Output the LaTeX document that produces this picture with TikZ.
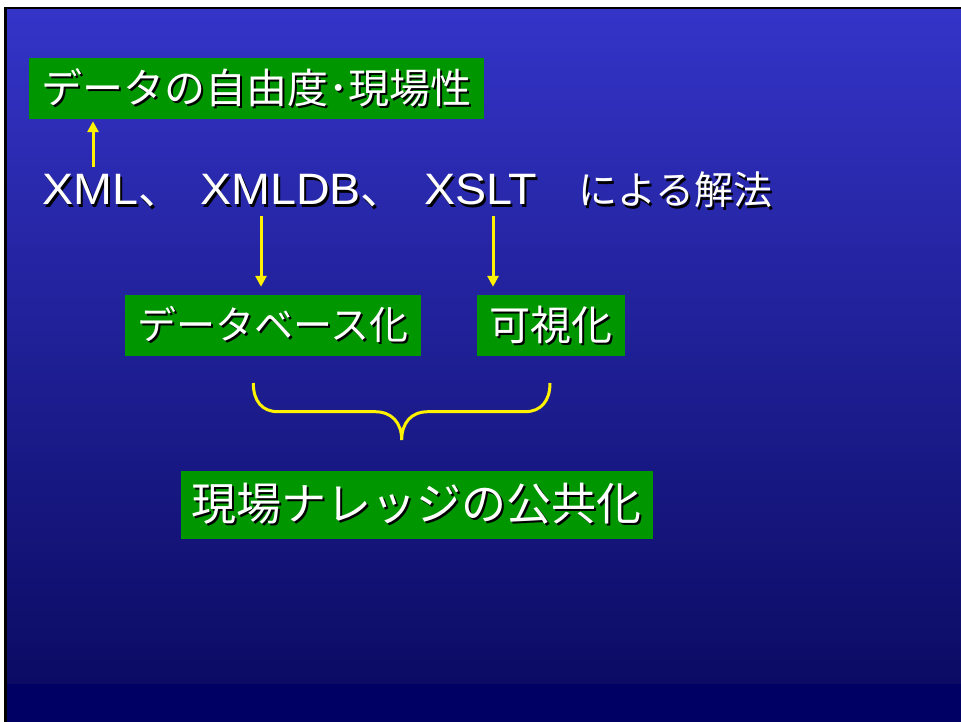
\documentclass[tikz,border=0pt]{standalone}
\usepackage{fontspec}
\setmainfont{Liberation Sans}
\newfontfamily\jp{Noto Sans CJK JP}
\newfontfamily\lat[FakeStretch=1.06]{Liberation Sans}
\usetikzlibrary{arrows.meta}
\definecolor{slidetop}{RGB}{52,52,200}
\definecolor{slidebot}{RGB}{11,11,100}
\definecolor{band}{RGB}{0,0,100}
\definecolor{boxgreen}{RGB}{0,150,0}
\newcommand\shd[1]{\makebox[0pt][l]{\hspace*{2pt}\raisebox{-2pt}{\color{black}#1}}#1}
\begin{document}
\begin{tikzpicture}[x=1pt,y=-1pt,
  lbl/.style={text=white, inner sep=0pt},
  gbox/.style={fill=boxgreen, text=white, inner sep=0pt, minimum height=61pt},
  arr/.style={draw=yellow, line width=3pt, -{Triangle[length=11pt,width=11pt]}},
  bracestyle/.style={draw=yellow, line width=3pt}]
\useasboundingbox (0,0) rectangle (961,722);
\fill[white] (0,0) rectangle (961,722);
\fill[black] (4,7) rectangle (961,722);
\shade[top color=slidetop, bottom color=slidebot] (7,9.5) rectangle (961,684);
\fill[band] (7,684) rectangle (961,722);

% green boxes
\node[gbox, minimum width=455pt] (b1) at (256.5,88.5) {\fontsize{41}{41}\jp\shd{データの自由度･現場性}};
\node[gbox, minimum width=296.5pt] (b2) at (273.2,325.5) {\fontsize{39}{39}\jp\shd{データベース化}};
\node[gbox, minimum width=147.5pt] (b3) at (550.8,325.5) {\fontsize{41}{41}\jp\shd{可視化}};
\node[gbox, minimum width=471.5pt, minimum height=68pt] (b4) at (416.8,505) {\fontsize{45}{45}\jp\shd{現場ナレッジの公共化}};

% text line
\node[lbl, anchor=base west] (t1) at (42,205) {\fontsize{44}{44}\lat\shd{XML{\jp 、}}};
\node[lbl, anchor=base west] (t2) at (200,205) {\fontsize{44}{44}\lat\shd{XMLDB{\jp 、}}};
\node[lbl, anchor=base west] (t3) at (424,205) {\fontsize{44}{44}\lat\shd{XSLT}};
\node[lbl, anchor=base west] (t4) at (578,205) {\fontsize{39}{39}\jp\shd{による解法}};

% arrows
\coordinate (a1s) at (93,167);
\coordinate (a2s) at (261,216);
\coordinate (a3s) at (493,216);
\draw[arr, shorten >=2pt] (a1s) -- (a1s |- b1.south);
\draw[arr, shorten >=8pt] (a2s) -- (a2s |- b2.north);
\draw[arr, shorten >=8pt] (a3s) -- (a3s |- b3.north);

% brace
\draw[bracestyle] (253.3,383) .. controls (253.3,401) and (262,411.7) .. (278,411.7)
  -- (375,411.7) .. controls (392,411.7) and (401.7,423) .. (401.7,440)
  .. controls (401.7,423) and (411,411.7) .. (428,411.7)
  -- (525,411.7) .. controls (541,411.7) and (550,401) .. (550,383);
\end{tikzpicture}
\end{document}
+--
EXERCISE REQUIREMENTS -
Print out the material word for word, omitting the pictures.

EXPECTED ANSWER -
Output the LaTeX document that produces this picture with TikZ.
\documentclass[tikz,border=0pt]{standalone}
\usepackage{fontspec}
\setmainfont{Liberation Sans}
\newfontfamily\jp{Noto Sans CJK JP}
\newfontfamily\lat[FakeStretch=1.06]{Liberation Sans}
\usetikzlibrary{arrows.meta}
\definecolor{slidetop}{RGB}{52,52,200}
\definecolor{slidebot}{RGB}{11,11,100}
\definecolor{band}{RGB}{0,0,100}
\definecolor{boxgreen}{RGB}{0,150,0}
\newcommand\shd[1]{\makebox[0pt][l]{\hspace*{2pt}\raisebox{-2pt}{\color{black}#1}}#1}
\begin{document}
\begin{tikzpicture}[x=1pt,y=-1pt,
  lbl/.style={text=white, inner sep=0pt},
  gbox/.style={fill=boxgreen, text=white, inner sep=0pt, minimum height=61pt},
  arr/.style={draw=yellow, line width=3pt, -{Triangle[length=11pt,width=11pt]}},
  bracestyle/.style={draw=yellow, line width=3pt}]
\useasboundingbox (0,0) rectangle (961,722);
\fill[white] (0,0) rectangle (961,722);
\fill[black] (4,7) rectangle (961,722);
\shade[top color=slidetop, bottom color=slidebot] (7,9.5) rectangle (961,684);
\fill[band] (7,684) rectangle (961,722);

% green boxes
\node[gbox, minimum width=455pt] (b1) at (256.5,88.5) {\fontsize{41}{41}\jp\shd{データの自由度･現場性}};
\node[gbox, minimum width=296.5pt] (b2) at (273.2,325.5) {\fontsize{39}{39}\jp\shd{データベース化}};
\node[gbox, minimum width=147.5pt] (b3) at (550.8,325.5) {\fontsize{41}{41}\jp\shd{可視化}};
\node[gbox, minimum width=471.5pt, minimum height=68pt] (b4) at (416.8,505) {\fontsize{45}{45}\jp\shd{現場ナレッジの公共化}};

% text line
\node[lbl, anchor=base west] (t1) at (42,205) {\fontsize{44}{44}\lat\shd{XML{\jp 、}}};
\node[lbl, anchor=base west] (t2) at (200,205) {\fontsize{44}{44}\lat\shd{XMLDB{\jp 、}}};
\node[lbl, anchor=base west] (t3) at (424,205) {\fontsize{44}{44}\lat\shd{XSLT}};
\node[lbl, anchor=base west] (t4) at (578,205) {\fontsize{39}{39}\jp\shd{による解法}};

% arrows
\coordinate (a1s) at (93,167);
\coordinate (a2s) at (261,216);
\coordinate (a3s) at (493,216);
\draw[arr, shorten >=2pt] (a1s) -- (a1s |- b1.south);
\draw[arr, shorten >=8pt] (a2s) -- (a2s |- b2.north);
\draw[arr, shorten >=8pt] (a3s) -- (a3s |- b3.north);

% brace
\draw[bracestyle] (253.3,383) .. controls (253.3,401) and (262,411.7) .. (278,411.7)
  -- (375,411.7) .. controls (392,411.7) and (401.7,423) .. (401.7,440)
  .. controls (401.7,423) and (411,411.7) .. (428,411.7)
  -- (525,411.7) .. controls (541,411.7) and (550,401) .. (550,383);
\end{tikzpicture}
\end{document}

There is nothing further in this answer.